* Instructions to follow *
Check each line of the listing for the word "that" and report how many lines contain it, giving nothing but the number.

* Records *
▬▬▬

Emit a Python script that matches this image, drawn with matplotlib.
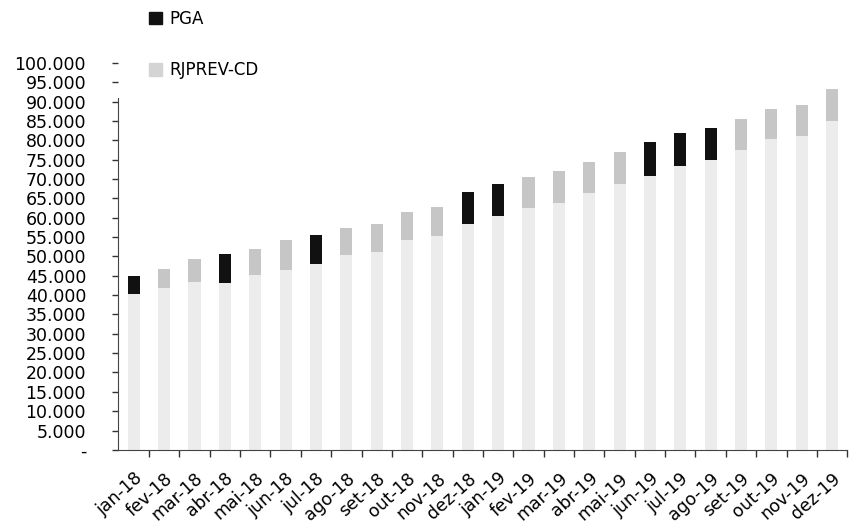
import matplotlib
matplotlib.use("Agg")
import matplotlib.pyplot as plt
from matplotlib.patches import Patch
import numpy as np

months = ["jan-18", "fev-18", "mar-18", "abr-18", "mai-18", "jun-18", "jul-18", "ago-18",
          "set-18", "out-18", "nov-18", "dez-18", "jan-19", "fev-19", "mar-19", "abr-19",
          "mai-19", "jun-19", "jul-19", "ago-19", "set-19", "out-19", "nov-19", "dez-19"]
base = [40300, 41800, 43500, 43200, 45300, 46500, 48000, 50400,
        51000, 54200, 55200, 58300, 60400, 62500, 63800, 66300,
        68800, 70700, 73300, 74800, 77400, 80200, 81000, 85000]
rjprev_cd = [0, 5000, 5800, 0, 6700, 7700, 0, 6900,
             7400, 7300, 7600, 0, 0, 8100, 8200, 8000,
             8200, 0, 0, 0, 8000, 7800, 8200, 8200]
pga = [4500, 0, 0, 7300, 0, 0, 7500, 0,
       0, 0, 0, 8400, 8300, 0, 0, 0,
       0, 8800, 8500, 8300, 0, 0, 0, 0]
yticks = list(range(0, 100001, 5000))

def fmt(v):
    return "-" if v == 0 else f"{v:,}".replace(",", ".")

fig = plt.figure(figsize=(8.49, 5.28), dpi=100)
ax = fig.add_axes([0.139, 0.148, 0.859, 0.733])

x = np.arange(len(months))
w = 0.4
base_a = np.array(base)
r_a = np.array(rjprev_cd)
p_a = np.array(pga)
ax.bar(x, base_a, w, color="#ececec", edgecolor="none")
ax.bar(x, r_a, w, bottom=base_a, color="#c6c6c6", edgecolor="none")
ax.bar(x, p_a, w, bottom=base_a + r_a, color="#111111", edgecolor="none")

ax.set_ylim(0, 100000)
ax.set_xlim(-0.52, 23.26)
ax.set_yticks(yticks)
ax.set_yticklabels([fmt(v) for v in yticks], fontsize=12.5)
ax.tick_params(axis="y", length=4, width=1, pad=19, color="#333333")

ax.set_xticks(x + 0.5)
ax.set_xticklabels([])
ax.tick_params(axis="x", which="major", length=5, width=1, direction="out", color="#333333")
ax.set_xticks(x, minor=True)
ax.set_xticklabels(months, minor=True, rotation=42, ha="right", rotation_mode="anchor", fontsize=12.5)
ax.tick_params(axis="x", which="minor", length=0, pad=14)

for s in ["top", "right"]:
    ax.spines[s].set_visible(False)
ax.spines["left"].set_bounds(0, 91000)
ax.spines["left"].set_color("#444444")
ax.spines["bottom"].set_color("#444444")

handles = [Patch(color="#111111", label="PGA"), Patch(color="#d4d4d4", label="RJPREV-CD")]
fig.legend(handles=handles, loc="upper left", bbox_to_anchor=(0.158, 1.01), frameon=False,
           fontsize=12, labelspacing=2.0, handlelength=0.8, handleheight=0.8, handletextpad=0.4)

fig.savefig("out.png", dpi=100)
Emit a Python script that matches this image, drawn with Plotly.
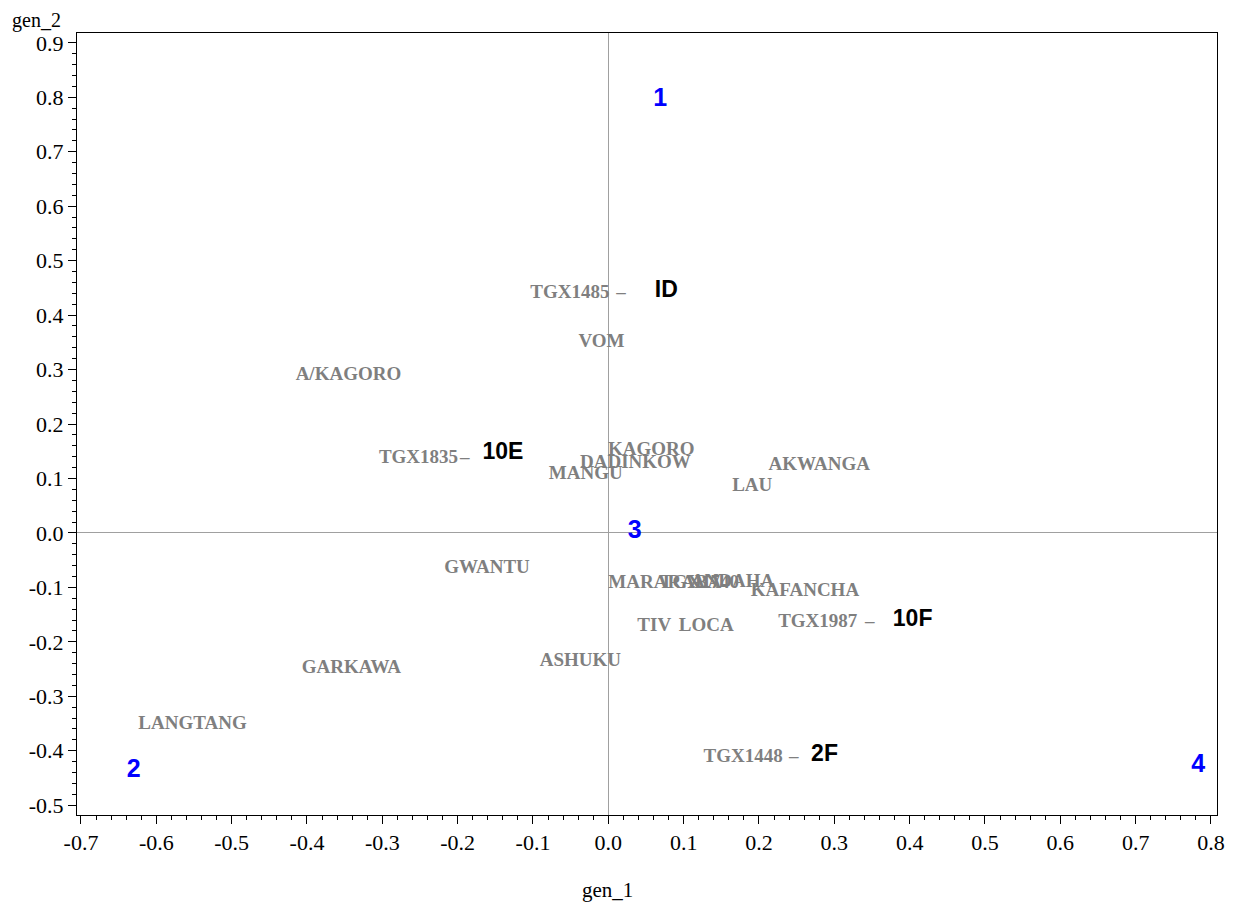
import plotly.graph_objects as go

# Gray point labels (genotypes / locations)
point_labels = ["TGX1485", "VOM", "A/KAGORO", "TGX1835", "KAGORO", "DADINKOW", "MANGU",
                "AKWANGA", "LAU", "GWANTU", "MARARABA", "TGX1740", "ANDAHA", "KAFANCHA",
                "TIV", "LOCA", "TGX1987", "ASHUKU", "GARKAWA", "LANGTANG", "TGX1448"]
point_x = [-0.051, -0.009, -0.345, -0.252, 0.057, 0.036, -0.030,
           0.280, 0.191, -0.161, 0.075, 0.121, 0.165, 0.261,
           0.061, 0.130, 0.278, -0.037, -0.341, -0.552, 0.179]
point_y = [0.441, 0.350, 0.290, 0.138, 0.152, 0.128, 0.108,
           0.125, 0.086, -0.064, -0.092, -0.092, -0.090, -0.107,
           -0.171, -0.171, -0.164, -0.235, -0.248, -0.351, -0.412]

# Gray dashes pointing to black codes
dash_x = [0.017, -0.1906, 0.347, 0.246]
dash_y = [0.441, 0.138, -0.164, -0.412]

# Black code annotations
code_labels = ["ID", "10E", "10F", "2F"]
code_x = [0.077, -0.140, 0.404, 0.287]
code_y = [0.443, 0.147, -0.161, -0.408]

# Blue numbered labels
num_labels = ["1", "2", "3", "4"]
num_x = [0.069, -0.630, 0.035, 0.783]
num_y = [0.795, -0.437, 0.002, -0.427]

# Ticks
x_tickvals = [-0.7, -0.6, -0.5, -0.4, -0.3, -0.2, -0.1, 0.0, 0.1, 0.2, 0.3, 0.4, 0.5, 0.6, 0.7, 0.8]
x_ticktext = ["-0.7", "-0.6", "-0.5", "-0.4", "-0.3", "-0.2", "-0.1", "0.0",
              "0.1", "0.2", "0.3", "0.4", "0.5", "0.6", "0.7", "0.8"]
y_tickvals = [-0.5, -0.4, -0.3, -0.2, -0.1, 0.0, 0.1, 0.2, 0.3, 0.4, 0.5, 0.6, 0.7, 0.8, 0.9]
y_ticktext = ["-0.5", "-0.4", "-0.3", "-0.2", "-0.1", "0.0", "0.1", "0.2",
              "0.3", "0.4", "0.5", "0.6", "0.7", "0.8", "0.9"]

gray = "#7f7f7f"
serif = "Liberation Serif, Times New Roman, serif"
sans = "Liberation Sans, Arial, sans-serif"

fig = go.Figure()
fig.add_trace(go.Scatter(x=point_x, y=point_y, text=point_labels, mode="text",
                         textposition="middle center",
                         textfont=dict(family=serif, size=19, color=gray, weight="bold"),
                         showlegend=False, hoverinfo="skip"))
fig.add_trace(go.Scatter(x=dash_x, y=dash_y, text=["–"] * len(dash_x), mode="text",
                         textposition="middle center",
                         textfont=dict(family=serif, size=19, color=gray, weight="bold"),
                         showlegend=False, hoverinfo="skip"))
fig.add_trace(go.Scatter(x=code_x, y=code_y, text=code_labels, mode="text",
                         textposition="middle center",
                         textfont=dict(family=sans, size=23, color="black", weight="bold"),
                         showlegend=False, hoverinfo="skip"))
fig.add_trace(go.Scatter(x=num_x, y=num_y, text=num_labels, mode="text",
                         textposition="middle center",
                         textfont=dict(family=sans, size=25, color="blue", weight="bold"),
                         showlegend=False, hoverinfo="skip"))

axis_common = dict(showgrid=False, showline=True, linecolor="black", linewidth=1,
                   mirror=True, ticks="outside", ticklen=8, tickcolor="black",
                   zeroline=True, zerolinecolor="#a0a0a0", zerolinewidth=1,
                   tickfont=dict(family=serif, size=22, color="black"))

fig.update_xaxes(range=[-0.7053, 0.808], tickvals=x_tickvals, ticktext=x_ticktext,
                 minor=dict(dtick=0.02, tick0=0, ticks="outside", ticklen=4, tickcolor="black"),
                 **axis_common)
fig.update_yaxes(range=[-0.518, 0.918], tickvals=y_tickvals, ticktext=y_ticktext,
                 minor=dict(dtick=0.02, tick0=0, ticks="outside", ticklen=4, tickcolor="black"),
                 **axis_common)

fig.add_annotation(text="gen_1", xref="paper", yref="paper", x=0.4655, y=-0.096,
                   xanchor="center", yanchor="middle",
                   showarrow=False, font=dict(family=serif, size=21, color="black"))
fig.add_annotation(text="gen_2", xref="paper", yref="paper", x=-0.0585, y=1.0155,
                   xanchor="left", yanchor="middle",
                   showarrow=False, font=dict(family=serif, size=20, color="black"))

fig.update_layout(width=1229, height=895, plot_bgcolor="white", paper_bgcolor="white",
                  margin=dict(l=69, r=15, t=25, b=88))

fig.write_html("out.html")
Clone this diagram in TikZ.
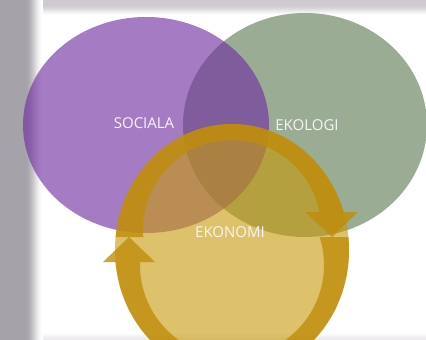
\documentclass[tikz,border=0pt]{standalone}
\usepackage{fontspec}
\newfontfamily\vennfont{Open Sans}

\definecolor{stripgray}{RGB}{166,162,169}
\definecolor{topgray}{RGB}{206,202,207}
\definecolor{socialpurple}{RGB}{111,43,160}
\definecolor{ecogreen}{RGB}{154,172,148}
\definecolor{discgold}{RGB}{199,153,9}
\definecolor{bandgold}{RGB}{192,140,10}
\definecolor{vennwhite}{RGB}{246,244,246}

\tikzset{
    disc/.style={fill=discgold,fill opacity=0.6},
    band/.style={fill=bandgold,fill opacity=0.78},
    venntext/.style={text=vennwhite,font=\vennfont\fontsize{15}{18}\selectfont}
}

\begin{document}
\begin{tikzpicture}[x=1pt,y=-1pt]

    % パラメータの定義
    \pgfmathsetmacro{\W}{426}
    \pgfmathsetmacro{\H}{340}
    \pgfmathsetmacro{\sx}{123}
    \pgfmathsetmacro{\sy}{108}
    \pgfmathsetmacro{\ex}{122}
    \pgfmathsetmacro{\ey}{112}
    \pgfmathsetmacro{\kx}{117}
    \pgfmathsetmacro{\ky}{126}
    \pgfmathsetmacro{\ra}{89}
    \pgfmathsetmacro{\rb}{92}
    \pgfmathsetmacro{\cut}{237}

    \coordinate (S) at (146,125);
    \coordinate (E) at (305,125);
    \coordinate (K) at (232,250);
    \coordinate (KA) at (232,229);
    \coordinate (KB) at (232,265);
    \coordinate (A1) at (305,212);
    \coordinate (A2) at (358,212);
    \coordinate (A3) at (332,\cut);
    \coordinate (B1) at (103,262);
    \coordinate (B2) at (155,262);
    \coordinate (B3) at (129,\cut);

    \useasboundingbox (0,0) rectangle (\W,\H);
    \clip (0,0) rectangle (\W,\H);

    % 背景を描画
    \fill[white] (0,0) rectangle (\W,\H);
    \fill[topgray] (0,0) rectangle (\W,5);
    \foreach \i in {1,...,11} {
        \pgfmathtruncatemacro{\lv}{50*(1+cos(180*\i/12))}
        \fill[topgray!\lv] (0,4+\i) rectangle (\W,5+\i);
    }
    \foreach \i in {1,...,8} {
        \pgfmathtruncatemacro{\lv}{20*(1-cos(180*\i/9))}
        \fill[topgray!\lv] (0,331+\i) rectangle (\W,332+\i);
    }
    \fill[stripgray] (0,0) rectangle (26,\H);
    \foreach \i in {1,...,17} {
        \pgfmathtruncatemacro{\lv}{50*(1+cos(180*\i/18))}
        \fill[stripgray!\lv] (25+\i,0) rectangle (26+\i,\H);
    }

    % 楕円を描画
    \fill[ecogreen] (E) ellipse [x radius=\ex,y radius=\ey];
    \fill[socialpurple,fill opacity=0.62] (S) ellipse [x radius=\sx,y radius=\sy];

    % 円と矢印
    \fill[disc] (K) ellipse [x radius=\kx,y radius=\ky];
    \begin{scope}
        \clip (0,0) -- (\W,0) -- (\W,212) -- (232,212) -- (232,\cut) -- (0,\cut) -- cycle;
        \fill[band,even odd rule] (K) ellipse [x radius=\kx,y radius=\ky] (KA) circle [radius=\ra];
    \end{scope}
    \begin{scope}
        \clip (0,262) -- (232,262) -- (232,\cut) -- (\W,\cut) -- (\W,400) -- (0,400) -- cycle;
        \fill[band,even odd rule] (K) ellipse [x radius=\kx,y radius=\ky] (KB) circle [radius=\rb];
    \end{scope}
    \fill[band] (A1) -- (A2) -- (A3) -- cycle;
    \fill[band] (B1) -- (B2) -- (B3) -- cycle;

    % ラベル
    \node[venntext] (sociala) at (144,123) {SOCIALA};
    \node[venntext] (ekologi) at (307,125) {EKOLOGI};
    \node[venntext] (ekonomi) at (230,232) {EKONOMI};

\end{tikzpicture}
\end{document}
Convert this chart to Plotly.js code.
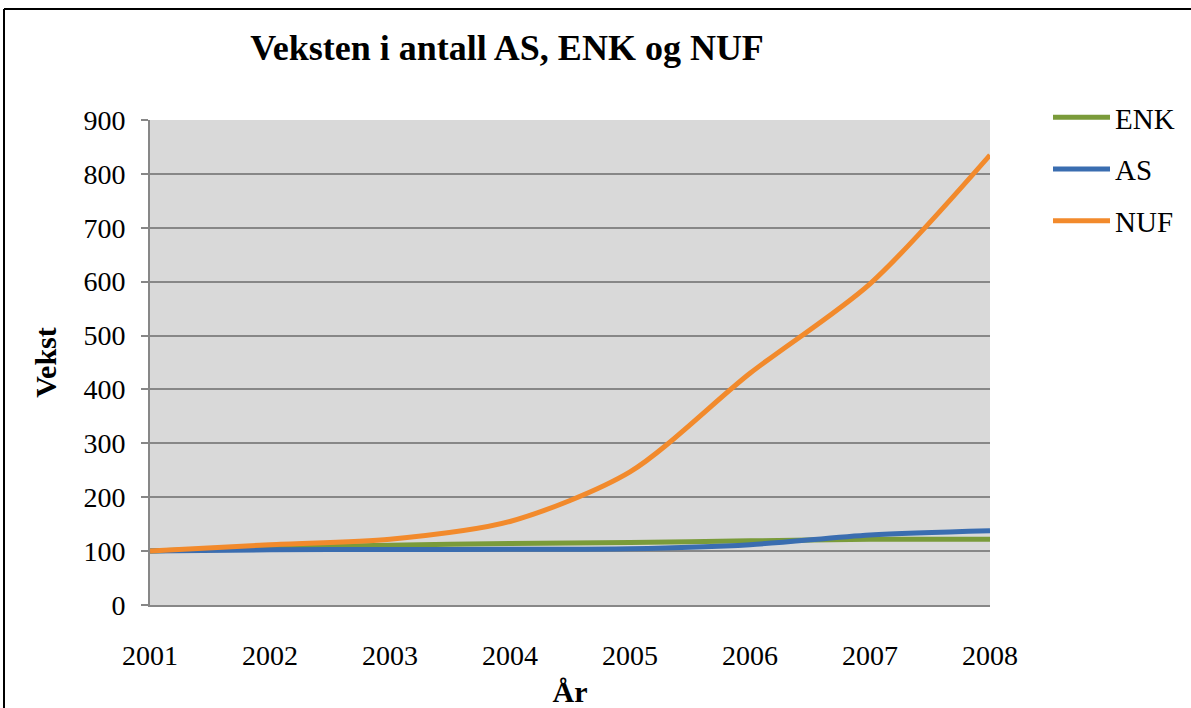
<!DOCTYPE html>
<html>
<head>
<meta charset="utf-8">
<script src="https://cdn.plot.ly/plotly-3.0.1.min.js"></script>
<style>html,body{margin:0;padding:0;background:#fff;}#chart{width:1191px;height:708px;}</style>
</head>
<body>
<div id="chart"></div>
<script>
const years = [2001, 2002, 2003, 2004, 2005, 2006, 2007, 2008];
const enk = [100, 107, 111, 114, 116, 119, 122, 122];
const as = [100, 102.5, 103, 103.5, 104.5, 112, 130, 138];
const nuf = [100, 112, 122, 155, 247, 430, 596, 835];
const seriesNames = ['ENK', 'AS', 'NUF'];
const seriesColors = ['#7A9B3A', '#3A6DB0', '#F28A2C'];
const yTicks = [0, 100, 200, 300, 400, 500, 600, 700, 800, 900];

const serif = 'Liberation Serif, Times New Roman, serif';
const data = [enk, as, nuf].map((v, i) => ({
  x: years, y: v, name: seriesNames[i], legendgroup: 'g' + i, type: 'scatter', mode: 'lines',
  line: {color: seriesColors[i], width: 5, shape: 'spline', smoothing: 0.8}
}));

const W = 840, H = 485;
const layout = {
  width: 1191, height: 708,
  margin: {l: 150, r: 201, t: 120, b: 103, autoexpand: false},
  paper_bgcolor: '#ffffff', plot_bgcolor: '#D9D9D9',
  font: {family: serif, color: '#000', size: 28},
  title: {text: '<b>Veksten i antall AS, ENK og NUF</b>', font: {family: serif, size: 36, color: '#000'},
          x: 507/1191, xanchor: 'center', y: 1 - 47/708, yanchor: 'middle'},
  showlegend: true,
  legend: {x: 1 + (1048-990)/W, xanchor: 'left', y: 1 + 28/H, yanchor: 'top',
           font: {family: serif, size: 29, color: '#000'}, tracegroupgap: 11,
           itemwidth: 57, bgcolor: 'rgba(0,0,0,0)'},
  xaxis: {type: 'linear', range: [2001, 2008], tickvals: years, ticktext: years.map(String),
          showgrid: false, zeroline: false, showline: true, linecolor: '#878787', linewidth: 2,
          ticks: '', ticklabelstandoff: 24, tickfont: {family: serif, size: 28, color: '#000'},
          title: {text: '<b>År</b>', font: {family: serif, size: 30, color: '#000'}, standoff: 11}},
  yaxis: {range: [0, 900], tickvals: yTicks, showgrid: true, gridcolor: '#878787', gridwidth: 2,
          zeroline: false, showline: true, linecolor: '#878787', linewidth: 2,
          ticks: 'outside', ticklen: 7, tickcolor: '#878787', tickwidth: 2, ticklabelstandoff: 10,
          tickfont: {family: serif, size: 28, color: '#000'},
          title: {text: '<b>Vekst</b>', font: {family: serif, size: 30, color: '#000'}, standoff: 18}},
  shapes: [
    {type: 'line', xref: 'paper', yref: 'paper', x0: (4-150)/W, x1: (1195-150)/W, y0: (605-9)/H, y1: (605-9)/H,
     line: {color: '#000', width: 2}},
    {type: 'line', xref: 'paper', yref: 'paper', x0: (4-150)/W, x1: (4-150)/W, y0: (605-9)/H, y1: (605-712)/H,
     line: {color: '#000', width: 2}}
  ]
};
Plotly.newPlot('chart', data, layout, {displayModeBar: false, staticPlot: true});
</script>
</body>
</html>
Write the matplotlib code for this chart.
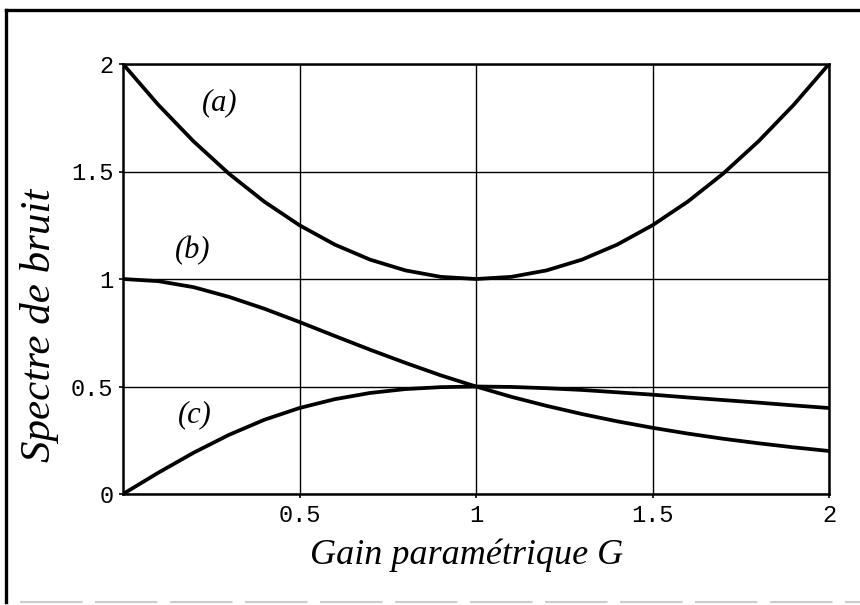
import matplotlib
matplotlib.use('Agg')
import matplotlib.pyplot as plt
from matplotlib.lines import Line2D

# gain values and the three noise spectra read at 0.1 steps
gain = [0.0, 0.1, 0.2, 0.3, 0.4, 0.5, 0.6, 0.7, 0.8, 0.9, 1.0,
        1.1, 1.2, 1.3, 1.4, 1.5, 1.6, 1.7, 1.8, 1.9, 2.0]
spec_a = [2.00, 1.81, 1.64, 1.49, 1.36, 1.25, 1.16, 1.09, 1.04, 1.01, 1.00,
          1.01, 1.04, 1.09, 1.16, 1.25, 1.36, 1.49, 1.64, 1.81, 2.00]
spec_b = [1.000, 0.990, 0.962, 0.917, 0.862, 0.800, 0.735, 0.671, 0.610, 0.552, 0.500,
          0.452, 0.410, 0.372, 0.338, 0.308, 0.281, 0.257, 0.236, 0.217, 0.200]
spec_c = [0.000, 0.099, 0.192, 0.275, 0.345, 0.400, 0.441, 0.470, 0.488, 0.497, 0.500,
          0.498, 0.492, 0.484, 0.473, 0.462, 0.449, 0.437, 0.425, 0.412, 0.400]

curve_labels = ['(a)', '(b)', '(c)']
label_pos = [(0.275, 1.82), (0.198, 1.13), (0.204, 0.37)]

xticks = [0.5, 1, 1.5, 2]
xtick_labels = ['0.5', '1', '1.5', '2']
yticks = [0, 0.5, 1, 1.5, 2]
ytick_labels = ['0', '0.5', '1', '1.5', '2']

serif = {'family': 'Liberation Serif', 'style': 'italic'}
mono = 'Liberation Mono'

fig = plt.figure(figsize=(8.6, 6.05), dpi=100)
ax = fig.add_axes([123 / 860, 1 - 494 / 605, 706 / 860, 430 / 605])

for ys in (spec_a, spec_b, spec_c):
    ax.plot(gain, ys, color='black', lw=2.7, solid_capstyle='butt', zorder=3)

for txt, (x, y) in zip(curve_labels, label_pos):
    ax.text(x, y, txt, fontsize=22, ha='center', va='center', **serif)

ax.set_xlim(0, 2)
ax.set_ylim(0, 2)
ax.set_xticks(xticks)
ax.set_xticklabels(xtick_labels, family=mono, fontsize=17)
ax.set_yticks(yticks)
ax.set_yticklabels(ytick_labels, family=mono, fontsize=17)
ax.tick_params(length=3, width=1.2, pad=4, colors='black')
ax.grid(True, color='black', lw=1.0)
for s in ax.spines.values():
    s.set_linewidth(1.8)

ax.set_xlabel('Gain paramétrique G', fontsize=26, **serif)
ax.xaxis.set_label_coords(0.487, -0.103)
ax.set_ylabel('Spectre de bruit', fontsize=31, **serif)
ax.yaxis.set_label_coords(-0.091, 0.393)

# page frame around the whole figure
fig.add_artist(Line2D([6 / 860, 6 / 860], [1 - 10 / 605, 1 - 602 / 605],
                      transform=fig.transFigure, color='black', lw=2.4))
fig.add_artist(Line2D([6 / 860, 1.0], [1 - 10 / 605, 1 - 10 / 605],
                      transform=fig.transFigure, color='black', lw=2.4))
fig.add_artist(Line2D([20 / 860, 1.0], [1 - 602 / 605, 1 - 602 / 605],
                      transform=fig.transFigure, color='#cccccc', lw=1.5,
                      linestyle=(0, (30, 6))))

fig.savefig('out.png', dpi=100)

▬▬▬

* Answer *
2